►

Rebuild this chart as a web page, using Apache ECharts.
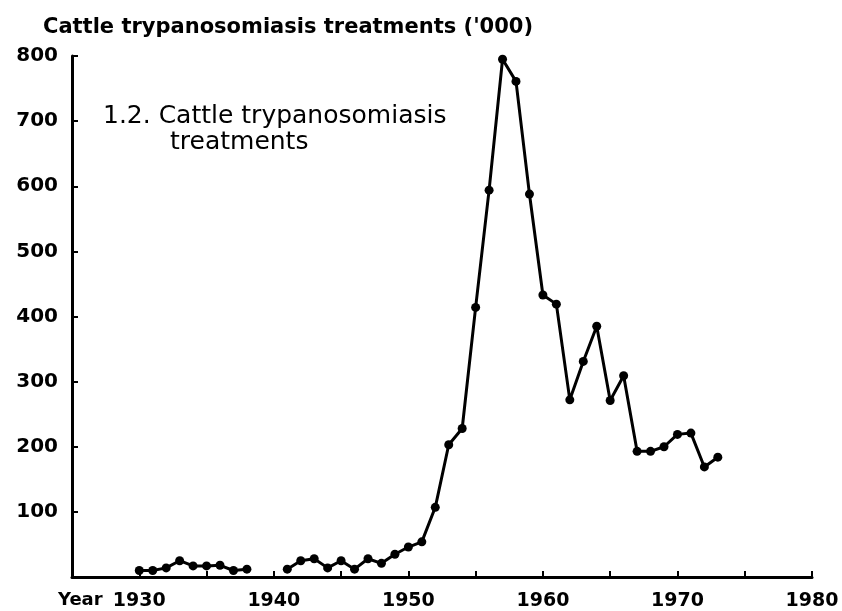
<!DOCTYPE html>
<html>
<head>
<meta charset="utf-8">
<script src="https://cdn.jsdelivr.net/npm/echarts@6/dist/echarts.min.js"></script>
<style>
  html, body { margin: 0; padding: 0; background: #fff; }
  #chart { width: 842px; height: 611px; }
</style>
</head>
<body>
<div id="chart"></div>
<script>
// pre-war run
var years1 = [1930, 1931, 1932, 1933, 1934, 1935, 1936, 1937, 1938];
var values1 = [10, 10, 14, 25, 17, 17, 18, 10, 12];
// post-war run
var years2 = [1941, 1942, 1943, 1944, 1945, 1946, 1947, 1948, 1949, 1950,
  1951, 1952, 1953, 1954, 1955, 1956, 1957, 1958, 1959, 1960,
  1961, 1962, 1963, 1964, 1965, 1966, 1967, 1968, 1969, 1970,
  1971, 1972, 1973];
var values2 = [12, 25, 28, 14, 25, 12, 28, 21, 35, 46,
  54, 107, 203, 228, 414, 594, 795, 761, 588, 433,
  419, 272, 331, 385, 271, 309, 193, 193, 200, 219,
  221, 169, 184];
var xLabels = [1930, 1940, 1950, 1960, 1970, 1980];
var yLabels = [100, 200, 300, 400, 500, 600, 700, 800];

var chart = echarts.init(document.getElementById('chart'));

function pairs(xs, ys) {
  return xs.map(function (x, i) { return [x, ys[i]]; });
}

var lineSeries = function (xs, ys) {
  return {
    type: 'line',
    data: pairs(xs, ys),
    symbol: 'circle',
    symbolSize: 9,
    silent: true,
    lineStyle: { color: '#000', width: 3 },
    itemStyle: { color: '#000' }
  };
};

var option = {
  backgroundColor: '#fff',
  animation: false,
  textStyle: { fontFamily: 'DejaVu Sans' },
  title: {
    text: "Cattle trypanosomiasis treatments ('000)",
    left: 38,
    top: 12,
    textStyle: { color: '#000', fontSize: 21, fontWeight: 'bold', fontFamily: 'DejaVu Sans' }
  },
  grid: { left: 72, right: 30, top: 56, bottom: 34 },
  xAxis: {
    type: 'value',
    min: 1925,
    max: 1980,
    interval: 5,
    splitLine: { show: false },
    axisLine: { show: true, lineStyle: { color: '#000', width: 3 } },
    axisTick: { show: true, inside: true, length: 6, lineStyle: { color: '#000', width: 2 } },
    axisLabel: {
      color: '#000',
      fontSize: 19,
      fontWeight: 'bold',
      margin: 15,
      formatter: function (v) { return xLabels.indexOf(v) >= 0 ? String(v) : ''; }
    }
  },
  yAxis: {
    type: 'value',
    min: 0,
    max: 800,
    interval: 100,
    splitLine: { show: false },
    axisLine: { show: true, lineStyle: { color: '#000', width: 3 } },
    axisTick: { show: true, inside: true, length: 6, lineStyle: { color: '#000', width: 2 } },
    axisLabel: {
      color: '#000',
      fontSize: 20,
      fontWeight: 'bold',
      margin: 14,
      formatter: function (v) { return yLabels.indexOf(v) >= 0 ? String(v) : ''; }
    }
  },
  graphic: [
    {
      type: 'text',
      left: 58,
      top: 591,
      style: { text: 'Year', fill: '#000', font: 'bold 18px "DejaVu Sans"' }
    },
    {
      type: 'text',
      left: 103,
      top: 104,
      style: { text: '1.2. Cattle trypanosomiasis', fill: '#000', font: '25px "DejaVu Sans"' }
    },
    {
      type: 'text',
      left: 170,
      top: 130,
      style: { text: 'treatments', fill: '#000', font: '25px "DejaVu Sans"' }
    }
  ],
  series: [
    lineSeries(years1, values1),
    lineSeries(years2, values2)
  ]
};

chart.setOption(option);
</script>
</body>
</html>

◄
►

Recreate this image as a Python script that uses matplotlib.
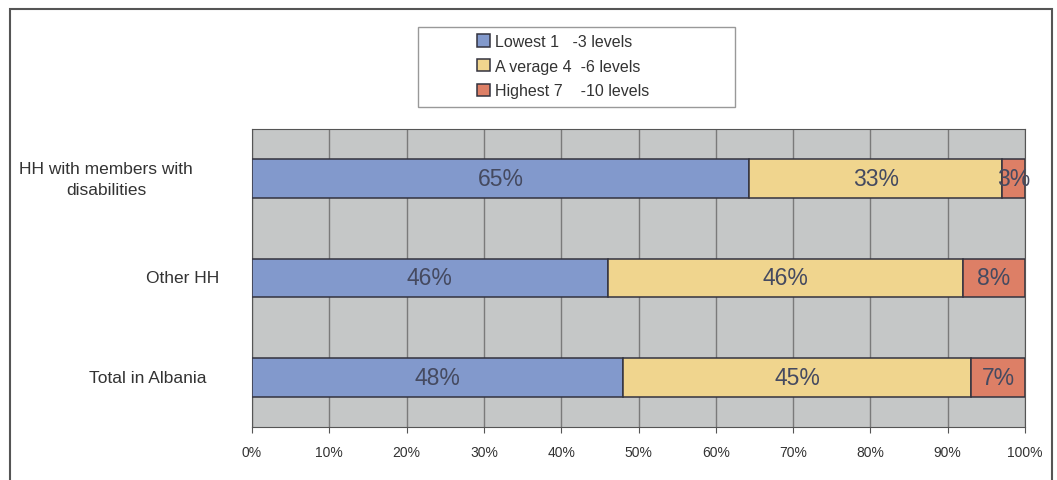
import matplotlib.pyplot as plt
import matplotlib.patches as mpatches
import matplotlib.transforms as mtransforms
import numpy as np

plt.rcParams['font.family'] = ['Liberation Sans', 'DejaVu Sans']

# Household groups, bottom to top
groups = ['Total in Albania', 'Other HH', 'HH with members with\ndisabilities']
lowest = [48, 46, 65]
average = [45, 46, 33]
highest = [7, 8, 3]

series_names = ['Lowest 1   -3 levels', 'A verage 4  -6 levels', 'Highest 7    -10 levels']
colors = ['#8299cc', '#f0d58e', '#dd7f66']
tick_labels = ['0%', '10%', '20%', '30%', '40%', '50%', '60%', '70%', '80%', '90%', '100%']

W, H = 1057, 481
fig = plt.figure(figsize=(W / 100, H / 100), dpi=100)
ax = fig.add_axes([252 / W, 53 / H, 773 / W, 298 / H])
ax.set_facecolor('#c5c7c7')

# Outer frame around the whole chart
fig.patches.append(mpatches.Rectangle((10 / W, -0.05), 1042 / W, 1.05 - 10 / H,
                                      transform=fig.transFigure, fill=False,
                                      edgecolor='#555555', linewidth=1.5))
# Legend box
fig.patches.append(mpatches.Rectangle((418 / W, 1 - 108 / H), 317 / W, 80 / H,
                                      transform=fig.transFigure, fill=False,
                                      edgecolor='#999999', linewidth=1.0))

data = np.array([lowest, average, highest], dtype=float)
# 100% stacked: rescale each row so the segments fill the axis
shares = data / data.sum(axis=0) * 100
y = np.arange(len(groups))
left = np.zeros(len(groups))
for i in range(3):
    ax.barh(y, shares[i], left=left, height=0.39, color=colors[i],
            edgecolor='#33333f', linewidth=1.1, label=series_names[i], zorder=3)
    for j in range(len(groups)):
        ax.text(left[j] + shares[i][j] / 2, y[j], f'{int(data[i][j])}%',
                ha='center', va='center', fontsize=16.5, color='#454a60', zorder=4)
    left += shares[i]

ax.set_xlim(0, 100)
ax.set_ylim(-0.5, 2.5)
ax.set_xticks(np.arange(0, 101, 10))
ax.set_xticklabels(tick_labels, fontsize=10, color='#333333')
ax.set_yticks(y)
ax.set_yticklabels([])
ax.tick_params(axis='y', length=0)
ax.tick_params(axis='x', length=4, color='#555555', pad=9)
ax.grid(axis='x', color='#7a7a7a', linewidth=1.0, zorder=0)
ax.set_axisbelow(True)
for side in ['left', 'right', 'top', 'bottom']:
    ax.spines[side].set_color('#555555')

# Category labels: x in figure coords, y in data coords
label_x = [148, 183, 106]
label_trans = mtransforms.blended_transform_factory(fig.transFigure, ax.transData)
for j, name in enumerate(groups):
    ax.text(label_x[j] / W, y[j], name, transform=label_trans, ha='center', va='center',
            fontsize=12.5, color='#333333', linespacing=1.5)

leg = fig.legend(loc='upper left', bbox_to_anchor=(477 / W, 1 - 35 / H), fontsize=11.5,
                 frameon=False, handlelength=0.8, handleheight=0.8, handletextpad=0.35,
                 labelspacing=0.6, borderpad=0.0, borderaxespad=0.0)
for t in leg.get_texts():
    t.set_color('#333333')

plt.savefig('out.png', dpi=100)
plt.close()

◄

Work to be completed. Output exactly the lines above, from the line with "Recreate this image" to the line with "plt.rcParams['font.family'] = ['Liberation", both included; skip the pictures.

Worked solution.
Recreate this image as a Python script that uses matplotlib.
import matplotlib.pyplot as plt
import matplotlib.patches as mpatches
import matplotlib.transforms as mtransforms
import numpy as np

plt.rcParams['font.family'] = ['Liberation Sans', 'DejaVu Sans']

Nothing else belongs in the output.